→ Stated exercise
Below are the records; give again exactly the lines from the one containing "Reproduce this chart with Observable Plot." through the one containing "const yTicks = [0, 5000, 10000, 15000, 20000];", leaving out pictures.

□ □ □ □ □

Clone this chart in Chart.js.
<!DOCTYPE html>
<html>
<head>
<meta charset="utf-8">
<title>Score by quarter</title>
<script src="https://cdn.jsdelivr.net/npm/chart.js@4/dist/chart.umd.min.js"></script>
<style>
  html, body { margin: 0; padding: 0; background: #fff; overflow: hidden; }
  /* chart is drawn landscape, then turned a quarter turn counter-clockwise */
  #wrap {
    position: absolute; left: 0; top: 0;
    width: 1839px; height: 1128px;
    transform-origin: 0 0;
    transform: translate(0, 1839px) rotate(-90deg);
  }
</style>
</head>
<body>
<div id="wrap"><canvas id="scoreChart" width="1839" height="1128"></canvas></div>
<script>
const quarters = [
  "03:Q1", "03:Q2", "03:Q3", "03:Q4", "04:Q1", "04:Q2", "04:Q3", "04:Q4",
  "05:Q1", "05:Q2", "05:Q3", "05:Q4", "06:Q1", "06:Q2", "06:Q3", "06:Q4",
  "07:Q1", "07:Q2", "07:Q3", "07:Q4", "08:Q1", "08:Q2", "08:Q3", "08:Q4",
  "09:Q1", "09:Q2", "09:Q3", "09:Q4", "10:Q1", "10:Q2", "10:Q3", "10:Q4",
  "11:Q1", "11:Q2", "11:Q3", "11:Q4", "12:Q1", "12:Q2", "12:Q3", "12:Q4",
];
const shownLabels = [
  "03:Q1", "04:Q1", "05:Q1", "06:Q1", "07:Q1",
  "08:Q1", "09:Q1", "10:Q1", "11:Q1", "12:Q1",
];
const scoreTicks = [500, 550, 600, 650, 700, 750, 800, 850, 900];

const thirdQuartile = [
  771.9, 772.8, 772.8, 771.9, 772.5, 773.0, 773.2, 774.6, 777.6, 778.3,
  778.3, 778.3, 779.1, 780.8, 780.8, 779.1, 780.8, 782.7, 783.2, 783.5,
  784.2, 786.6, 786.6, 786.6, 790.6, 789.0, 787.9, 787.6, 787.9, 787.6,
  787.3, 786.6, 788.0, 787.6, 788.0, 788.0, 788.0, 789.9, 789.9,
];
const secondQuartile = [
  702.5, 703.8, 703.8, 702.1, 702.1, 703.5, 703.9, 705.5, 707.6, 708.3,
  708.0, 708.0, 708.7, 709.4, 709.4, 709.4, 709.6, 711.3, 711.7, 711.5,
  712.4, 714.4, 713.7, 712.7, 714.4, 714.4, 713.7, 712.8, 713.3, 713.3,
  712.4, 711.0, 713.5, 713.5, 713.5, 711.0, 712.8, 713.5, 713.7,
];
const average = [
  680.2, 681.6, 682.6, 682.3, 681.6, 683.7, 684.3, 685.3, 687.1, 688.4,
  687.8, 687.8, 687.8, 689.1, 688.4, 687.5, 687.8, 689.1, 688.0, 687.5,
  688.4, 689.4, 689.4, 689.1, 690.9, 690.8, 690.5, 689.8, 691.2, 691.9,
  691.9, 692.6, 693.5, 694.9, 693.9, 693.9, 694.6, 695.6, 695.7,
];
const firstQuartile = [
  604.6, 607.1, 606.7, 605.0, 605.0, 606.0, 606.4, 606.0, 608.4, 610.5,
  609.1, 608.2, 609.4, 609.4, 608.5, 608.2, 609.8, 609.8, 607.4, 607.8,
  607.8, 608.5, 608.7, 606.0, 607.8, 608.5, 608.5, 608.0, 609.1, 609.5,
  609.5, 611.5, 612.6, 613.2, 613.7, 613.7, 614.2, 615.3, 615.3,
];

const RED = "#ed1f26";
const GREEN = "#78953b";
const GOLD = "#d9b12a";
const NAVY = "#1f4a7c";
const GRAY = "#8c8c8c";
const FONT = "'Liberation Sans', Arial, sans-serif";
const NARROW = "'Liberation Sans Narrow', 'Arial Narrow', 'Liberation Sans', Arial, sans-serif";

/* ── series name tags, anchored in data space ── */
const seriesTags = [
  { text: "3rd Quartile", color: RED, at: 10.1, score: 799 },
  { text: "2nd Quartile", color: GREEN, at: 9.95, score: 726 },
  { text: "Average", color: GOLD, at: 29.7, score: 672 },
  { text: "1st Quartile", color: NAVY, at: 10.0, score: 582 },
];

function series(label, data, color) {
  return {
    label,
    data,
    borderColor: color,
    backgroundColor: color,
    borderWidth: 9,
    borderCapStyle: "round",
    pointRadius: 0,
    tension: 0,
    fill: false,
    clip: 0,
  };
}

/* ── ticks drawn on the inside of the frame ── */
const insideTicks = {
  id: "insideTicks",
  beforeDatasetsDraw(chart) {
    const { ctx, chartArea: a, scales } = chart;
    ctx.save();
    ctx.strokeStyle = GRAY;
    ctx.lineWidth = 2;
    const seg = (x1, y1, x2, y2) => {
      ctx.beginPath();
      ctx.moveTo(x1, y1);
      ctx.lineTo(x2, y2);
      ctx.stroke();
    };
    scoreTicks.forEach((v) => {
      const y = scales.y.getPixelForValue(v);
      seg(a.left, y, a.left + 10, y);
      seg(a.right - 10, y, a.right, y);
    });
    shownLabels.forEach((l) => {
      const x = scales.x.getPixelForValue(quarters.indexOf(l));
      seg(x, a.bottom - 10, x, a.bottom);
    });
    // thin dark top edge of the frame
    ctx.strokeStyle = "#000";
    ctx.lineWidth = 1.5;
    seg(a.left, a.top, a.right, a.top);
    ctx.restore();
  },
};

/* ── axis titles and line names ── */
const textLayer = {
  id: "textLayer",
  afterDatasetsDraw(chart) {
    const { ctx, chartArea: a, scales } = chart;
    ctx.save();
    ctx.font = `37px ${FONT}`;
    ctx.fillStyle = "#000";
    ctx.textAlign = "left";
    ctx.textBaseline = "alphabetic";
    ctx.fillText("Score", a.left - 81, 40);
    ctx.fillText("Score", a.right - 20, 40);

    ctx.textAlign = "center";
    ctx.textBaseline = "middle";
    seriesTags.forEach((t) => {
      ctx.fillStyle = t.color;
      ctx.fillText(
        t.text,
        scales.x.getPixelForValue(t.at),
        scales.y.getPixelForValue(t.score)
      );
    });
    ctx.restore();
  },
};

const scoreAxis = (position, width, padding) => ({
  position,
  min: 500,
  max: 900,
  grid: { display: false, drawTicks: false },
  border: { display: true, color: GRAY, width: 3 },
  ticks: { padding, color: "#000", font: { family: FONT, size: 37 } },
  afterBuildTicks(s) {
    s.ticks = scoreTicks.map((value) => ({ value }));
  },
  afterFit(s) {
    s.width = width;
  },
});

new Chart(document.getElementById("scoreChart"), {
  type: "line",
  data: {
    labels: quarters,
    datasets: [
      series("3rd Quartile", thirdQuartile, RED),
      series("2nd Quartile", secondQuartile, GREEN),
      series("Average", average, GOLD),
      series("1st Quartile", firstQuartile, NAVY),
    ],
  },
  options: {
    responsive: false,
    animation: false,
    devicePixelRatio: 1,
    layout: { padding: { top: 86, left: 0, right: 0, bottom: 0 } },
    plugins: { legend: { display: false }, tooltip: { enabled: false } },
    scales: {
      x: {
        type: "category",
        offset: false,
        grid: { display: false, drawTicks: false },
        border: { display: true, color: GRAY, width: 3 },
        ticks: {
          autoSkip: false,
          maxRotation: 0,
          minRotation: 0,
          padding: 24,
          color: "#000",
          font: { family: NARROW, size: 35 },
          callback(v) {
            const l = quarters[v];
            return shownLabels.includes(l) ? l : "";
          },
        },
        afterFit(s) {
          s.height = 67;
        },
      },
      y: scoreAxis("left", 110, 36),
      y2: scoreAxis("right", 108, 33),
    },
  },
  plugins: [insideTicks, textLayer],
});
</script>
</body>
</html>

□ □ □ □ □

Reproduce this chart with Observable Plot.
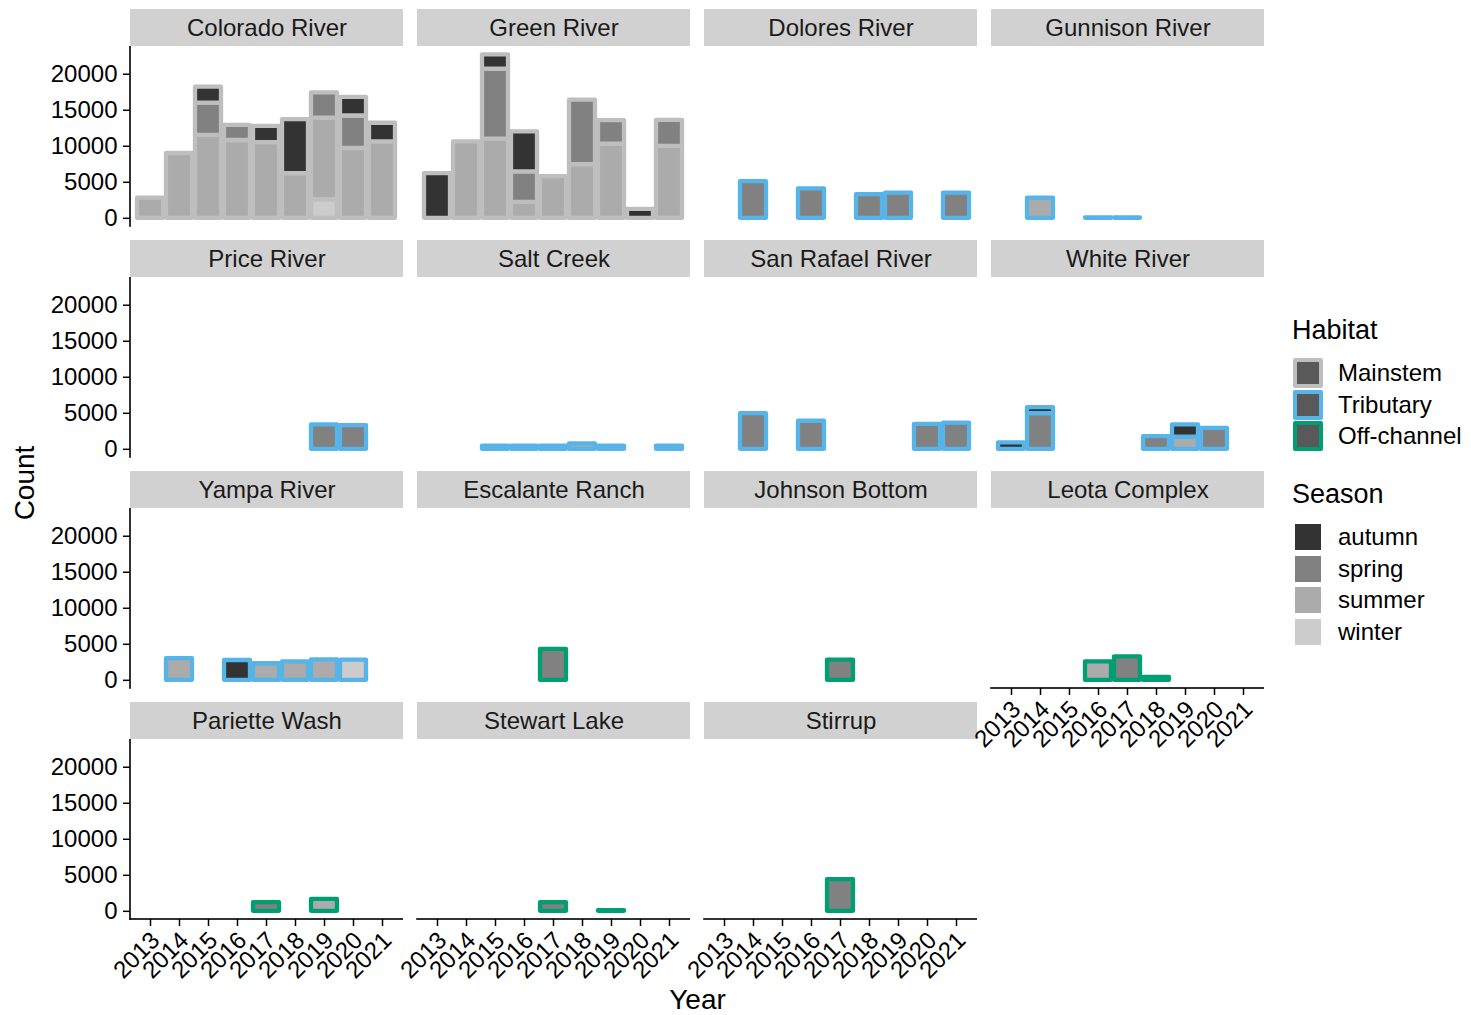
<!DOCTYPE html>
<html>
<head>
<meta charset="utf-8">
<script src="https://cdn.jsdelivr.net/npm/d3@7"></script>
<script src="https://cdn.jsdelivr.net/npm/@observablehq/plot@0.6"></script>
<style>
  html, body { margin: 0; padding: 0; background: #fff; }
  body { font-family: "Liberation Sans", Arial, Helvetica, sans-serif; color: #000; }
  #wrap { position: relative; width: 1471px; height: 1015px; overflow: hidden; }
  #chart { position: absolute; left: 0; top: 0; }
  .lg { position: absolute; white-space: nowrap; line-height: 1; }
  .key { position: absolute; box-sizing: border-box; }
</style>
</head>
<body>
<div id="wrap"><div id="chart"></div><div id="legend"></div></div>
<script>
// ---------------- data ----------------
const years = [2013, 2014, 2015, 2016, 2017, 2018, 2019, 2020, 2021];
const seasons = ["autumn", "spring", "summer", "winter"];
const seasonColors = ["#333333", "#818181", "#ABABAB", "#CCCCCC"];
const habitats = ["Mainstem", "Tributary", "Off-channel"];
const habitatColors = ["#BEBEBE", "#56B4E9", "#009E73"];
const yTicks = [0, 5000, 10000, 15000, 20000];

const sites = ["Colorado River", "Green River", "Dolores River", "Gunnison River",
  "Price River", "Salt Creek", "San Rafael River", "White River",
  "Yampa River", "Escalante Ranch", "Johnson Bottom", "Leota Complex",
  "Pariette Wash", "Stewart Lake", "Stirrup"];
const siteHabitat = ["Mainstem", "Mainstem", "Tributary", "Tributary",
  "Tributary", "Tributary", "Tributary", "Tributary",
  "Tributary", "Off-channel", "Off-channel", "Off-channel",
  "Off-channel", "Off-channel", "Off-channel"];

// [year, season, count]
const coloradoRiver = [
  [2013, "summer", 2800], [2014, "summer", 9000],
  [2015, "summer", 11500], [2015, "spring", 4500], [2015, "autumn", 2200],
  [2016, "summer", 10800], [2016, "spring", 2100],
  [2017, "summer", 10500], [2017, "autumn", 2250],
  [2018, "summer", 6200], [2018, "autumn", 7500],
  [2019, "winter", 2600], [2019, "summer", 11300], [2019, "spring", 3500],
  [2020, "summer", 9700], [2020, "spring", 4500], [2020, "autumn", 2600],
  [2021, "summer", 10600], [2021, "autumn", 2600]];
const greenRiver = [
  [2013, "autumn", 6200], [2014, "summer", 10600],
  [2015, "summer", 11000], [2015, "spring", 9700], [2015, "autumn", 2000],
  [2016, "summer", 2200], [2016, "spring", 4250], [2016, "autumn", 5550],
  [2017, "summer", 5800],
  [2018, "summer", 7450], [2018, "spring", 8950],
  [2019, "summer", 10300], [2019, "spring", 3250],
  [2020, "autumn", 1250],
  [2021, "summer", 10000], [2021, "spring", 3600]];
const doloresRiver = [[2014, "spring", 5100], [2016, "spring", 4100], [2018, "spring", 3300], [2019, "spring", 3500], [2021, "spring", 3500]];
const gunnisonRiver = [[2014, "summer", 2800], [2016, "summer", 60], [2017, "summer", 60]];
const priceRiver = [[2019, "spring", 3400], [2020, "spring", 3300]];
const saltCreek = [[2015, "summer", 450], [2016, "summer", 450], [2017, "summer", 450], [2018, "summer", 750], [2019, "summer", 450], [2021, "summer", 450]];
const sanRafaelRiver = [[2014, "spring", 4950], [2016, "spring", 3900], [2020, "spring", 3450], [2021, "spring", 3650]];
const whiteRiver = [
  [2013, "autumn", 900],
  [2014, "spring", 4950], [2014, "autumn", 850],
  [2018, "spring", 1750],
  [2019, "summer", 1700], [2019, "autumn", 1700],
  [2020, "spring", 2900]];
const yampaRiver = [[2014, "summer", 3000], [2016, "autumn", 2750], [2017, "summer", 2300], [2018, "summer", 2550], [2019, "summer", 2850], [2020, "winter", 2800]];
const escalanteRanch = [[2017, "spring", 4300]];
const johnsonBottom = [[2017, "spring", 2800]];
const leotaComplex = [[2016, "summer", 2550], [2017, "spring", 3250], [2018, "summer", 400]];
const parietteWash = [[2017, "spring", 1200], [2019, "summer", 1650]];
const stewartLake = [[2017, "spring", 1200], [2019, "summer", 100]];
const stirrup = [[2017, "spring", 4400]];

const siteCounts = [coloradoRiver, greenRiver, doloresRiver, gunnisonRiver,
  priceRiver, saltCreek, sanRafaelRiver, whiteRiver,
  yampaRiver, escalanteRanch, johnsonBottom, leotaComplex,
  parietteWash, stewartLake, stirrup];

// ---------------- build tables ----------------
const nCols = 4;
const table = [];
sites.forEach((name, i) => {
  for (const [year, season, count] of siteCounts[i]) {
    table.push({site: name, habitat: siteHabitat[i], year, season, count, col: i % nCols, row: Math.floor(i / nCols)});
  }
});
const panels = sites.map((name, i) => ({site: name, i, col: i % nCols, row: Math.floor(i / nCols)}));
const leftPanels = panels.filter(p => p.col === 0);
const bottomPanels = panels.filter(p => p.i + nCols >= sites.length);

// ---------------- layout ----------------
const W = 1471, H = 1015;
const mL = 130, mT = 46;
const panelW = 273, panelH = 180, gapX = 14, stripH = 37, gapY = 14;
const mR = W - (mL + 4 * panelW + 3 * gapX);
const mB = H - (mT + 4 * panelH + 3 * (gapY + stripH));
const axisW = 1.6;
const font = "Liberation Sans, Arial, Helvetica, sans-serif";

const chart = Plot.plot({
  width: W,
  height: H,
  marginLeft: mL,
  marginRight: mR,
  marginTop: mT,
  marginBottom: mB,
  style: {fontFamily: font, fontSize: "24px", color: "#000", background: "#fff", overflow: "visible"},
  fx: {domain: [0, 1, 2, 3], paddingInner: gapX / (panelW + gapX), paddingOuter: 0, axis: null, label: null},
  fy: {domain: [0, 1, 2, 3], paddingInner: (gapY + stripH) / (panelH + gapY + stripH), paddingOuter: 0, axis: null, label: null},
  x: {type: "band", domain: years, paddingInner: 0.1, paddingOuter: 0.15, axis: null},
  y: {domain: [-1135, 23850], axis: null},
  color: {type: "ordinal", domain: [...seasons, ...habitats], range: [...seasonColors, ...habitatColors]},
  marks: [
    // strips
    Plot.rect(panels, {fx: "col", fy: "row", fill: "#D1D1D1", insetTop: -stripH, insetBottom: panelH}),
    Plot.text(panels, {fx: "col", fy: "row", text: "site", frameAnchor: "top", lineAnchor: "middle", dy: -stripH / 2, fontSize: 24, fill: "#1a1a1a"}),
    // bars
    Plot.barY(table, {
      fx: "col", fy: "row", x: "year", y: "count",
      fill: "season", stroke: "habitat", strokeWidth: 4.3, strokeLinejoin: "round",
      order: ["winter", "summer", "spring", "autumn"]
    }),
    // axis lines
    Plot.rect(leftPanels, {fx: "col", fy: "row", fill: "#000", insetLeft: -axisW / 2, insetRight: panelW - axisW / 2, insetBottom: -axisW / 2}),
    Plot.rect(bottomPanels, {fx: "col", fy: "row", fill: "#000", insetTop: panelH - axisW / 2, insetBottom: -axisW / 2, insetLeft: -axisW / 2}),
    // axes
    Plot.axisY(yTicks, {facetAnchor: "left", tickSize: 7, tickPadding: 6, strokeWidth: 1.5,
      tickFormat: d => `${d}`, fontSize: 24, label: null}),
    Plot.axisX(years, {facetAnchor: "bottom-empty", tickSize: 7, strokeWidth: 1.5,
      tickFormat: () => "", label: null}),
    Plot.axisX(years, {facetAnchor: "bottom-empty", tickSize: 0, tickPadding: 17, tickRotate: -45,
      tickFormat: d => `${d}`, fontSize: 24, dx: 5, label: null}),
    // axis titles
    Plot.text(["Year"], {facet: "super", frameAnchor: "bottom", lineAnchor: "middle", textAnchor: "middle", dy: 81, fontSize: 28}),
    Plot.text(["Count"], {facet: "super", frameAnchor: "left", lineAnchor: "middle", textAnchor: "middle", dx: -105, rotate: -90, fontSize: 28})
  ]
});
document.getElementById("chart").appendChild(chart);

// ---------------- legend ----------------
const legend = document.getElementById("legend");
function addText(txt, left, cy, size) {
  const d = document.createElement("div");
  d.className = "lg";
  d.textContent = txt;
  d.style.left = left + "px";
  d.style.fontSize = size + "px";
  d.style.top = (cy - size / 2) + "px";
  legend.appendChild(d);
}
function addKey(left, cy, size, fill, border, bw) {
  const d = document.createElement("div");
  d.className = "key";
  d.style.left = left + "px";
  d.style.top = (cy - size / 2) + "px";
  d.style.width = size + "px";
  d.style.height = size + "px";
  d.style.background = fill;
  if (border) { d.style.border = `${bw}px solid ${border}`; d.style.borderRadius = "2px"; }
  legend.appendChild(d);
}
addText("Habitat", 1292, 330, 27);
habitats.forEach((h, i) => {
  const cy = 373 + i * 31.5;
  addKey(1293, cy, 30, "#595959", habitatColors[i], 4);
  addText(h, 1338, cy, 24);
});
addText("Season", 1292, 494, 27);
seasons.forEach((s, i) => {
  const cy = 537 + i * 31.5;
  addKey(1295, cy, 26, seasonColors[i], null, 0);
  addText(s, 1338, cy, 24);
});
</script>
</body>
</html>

□ □ □ □ □

→ Solved exercise
Reproduce this chart with Observable Plot.
<!DOCTYPE html>
<html>
<head>
<meta charset="utf-8">
<script src="https://cdn.jsdelivr.net/npm/d3@7"></script>
<script src="https://cdn.jsdelivr.net/npm/@observablehq/plot@0.6"></script>
<style>
  html, body { margin: 0; padding: 0; background: #fff; }
  body { font-family: "Liberation Sans", Arial, Helvetica, sans-serif; color: #000; }
  #wrap { position: relative; width: 1471px; height: 1015px; overflow: hidden; }
  #chart { position: absolute; left: 0; top: 0; }
  .lg { position: absolute; white-space: nowrap; line-height: 1; }
  .key { position: absolute; box-sizing: border-box; }
</style>
</head>
<body>
<div id="wrap"><div id="chart"></div><div id="legend"></div></div>
<script>
// ---------------- data ----------------
const years = [2013, 2014, 2015, 2016, 2017, 2018, 2019, 2020, 2021];
const seasons = ["autumn", "spring", "summer", "winter"];
const seasonColors = ["#333333", "#818181", "#ABABAB", "#CCCCCC"];
const habitats = ["Mainstem", "Tributary", "Off-channel"];
const habitatColors = ["#BEBEBE", "#56B4E9", "#009E73"];
const yTicks = [0, 5000, 10000, 15000, 20000];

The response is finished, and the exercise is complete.